HLR Infiniband Reconfiguration – done

2022-11-07 9:00am

2022/11/07

Routing in the Lichtenberg's Infiniband fabric will be switched to “Adaptive Routing” – short ceasing in starting jobs.

2022-11-07 Update:

Since 9:15, the Infiniband fabric runs with Adaptive Routing, and the queues have been reactivated.

-------------------------------------------------------

Like other networks, Infiniband has also different ways of routing network packets from source to target.

To date, the Lichtenberg uses an older, less efficient routing incapable of using all possible pathes (routes) concurrently from source to target.

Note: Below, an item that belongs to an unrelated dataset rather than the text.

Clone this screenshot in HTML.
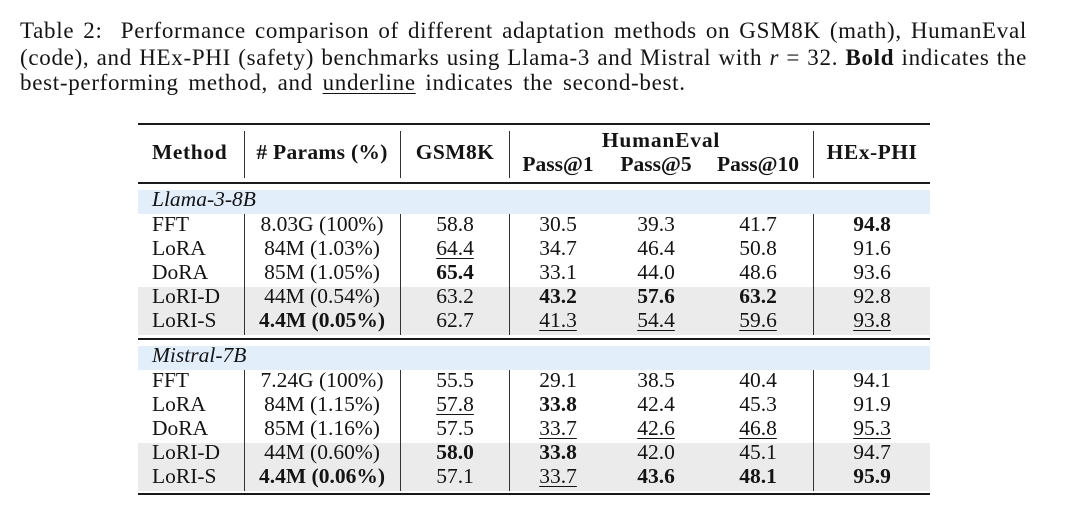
<!DOCTYPE html>
<html><head><meta charset="utf-8">
<style>
html,body{margin:0;padding:0;background:#fff;}
body{width:1080px;height:532px;position:relative;overflow:hidden;font-family:"Liberation Serif",serif;color:#141414;}
.cap{position:absolute;left:20px;width:1007px;font-size:23px;line-height:23px;white-space:nowrap;letter-spacing:0.7px;}
.j{text-align:justify;text-align-last:justify;}
.a{position:absolute;}
.band{position:absolute;left:138px;width:792px;}
.blue{background:#e3eefb;}
.gray{background:#ebebeb;}
.rule{position:absolute;left:138px;width:792px;background:#1a1a1a;}
.vl{position:absolute;width:1px;background:#333;}
.t{position:absolute;font-size:21.5px;line-height:21.5px;white-space:nowrap;}
.c{width:160px;text-align:center;}
.h{font-weight:bold;}
.b{font-weight:bold;}
.u{text-decoration:underline;text-underline-offset:3px;text-decoration-thickness:1px;}
.i{font-style:italic;}
</style></head><body>

<div class="cap j" style="top:18.7px;">Table 2:&nbsp; Performance comparison of different adaptation methods on GSM8K (math), HumanEval</div>
<div class="cap j" style="top:45.7px;">(code), and HEx-PHI (safety) benchmarks using Llama-3 and Mistral with <i>r</i> = 32. <b>Bold</b> indicates the</div>
<div class="cap" style="top:70.7px;width:auto;word-spacing:3.2px;">best-performing method, and <span style="text-decoration:underline;text-underline-offset:3px;text-decoration-thickness:1px;">underline</span> indicates the second-best.</div>

<!-- bands -->
<div class="band blue" style="top:190px;height:24px;"></div>
<div class="band gray" style="top:287px;height:48px;"></div>
<div class="band blue" style="top:346px;height:24px;"></div>
<div class="band gray" style="top:443px;height:48px;"></div>

<!-- rules -->
<div class="rule" style="top:123px;height:2px;"></div>
<div class="rule" style="top:182px;height:1.5px;"></div>
<div class="rule" style="top:338px;height:2px;"></div>
<div class="rule" style="top:493px;height:2px;"></div>

<!-- vertical lines -->
<div class="vl" style="left:244px;top:131px;height:47px;"></div>
<div class="vl" style="left:400px;top:131px;height:47px;"></div>
<div class="vl" style="left:509px;top:131px;height:47px;"></div>
<div class="vl" style="left:813px;top:131px;height:47px;"></div>

<div class="vl" style="left:244px;top:214px;height:121px;"></div>
<div class="vl" style="left:400px;top:214px;height:121px;"></div>
<div class="vl" style="left:509px;top:214px;height:121px;"></div>
<div class="vl" style="left:813px;top:214px;height:121px;"></div>

<div class="vl" style="left:244px;top:370px;height:121px;"></div>
<div class="vl" style="left:400px;top:370px;height:121px;"></div>
<div class="vl" style="left:509px;top:370px;height:121px;"></div>
<div class="vl" style="left:813px;top:370px;height:121px;"></div>

<!-- header -->
<div class="t h" style="left:152px;top:142px;letter-spacing:0.6px;">Method</div>
<div class="t h c" style="left:242px;top:142px;letter-spacing:0.3px;"># Params (%)</div>
<div class="t h c" style="left:375px;top:142px;letter-spacing:0.4px;">GSM8K</div>
<div class="t h c" style="left:581px;top:130px;letter-spacing:0.8px;">HumanEval</div>
<div class="t h c" style="left:478px;top:154px;">Pass@1</div>
<div class="t h c" style="left:576px;top:154px;">Pass@5</div>
<div class="t h c" style="left:678px;top:154px;">Pass@10</div>
<div class="t h c" style="left:792px;top:142px;letter-spacing:0.5px;">HEx-PHI</div>

<!-- Llama section -->
<div class="t i" style="left:152px;top:189px;">Llama-3-8B</div>

<div class="t" style="left:152px;top:214px;">FFT</div>
<div class="t c" style="left:242px;top:214px;">8.03G (100%)</div>
<div class="t c" style="left:375px;top:214px;">58.8</div>
<div class="t c" style="left:478px;top:214px;">30.5</div>
<div class="t c" style="left:576px;top:214px;">39.3</div>
<div class="t c" style="left:678px;top:214px;">41.7</div>
<div class="t c" style="left:792px;top:214px;"><span class="b">94.8</span></div>

<div class="t" style="left:152px;top:238px;">LoRA</div>
<div class="t c" style="left:242px;top:238px;">84M (1.03%)</div>
<div class="t c" style="left:375px;top:238px;"><span class="u">64.4</span></div>
<div class="t c" style="left:478px;top:238px;">34.7</div>
<div class="t c" style="left:576px;top:238px;">46.4</div>
<div class="t c" style="left:678px;top:238px;">50.8</div>
<div class="t c" style="left:792px;top:238px;">91.6</div>

<div class="t" style="left:152px;top:262px;">DoRA</div>
<div class="t c" style="left:242px;top:262px;">85M (1.05%)</div>
<div class="t c" style="left:375px;top:262px;"><span class="b">65.4</span></div>
<div class="t c" style="left:478px;top:262px;">33.1</div>
<div class="t c" style="left:576px;top:262px;">44.0</div>
<div class="t c" style="left:678px;top:262px;">48.6</div>
<div class="t c" style="left:792px;top:262px;">93.6</div>

<div class="t" style="left:152px;top:286px;">LoRI-D</div>
<div class="t c" style="left:242px;top:286px;">44M (0.54%)</div>
<div class="t c" style="left:375px;top:286px;">63.2</div>
<div class="t c" style="left:478px;top:286px;"><span class="b">43.2</span></div>
<div class="t c" style="left:576px;top:286px;"><span class="b">57.6</span></div>
<div class="t c" style="left:678px;top:286px;"><span class="b">63.2</span></div>
<div class="t c" style="left:792px;top:286px;">92.8</div>

<div class="t" style="left:152px;top:310px;">LoRI-S</div>
<div class="t c" style="left:242px;top:310px;"><span class="b">4.4M (0.05%)</span></div>
<div class="t c" style="left:375px;top:310px;">62.7</div>
<div class="t c" style="left:478px;top:310px;"><span class="u">41.3</span></div>
<div class="t c" style="left:576px;top:310px;"><span class="u">54.4</span></div>
<div class="t c" style="left:678px;top:310px;"><span class="u">59.6</span></div>
<div class="t c" style="left:792px;top:310px;"><span class="u">93.8</span></div>

<!-- Mistral section -->
<div class="t i" style="left:152px;top:345px;">Mistral-7B</div>

<div class="t" style="left:152px;top:370px;">FFT</div>
<div class="t c" style="left:242px;top:370px;">7.24G (100%)</div>
<div class="t c" style="left:375px;top:370px;">55.5</div>
<div class="t c" style="left:478px;top:370px;">29.1</div>
<div class="t c" style="left:576px;top:370px;">38.5</div>
<div class="t c" style="left:678px;top:370px;">40.4</div>
<div class="t c" style="left:792px;top:370px;">94.1</div>

<div class="t" style="left:152px;top:394px;">LoRA</div>
<div class="t c" style="left:242px;top:394px;">84M (1.15%)</div>
<div class="t c" style="left:375px;top:394px;"><span class="u">57.8</span></div>
<div class="t c" style="left:478px;top:394px;"><span class="b">33.8</span></div>
<div class="t c" style="left:576px;top:394px;">42.4</div>
<div class="t c" style="left:678px;top:394px;">45.3</div>
<div class="t c" style="left:792px;top:394px;">91.9</div>

<div class="t" style="left:152px;top:418px;">DoRA</div>
<div class="t c" style="left:242px;top:418px;">85M (1.16%)</div>
<div class="t c" style="left:375px;top:418px;">57.5</div>
<div class="t c" style="left:478px;top:418px;"><span class="u">33.7</span></div>
<div class="t c" style="left:576px;top:418px;"><span class="u">42.6</span></div>
<div class="t c" style="left:678px;top:418px;"><span class="u">46.8</span></div>
<div class="t c" style="left:792px;top:418px;"><span class="u">95.3</span></div>

<div class="t" style="left:152px;top:442px;">LoRI-D</div>
<div class="t c" style="left:242px;top:442px;">44M (0.60%)</div>
<div class="t c" style="left:375px;top:442px;"><span class="b">58.0</span></div>
<div class="t c" style="left:478px;top:442px;"><span class="b">33.8</span></div>
<div class="t c" style="left:576px;top:442px;">42.0</div>
<div class="t c" style="left:678px;top:442px;">45.1</div>
<div class="t c" style="left:792px;top:442px;">94.7</div>

<div class="t" style="left:152px;top:466px;">LoRI-S</div>
<div class="t c" style="left:242px;top:466px;"><span class="b">4.4M (0.06%)</span></div>
<div class="t c" style="left:375px;top:466px;">57.1</div>
<div class="t c" style="left:478px;top:466px;"><span class="u">33.7</span></div>
<div class="t c" style="left:576px;top:466px;"><span class="b">43.6</span></div>
<div class="t c" style="left:678px;top:466px;"><span class="b">48.1</span></div>
<div class="t c" style="left:792px;top:466px;"><span class="b">95.9</span></div>

</body></html>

While this older routing ensures in-order arrival of packets (those sent earlier are guaranteed to arrive before packets sent later), the new “adaptive routing” does not by design.

Older Open and Intel MPI could not cope with this out-of-order arrival of MPI packets.

Meanwhile, even the last commercial application Ansys (formerly requiring the in-order arrival) has got an update.

Thus, at 2022-11-07 9am we will reconfigure the Lichtenberg IB interconnect to use Adaptive Routing, providing way more efficient use of all pathes/routes in the fabric.

Jobs at this time

In order to not wreak havoc to running jobs, we have configured a “job only” downtime. Shortly before until shortly after the switch, the scheduler will have completed all running jobs and will cease to start pending jobs.

For that, you don't have to do anything with respect to your jobs, whether running or pending.

The cluster and login nodes remain accessible.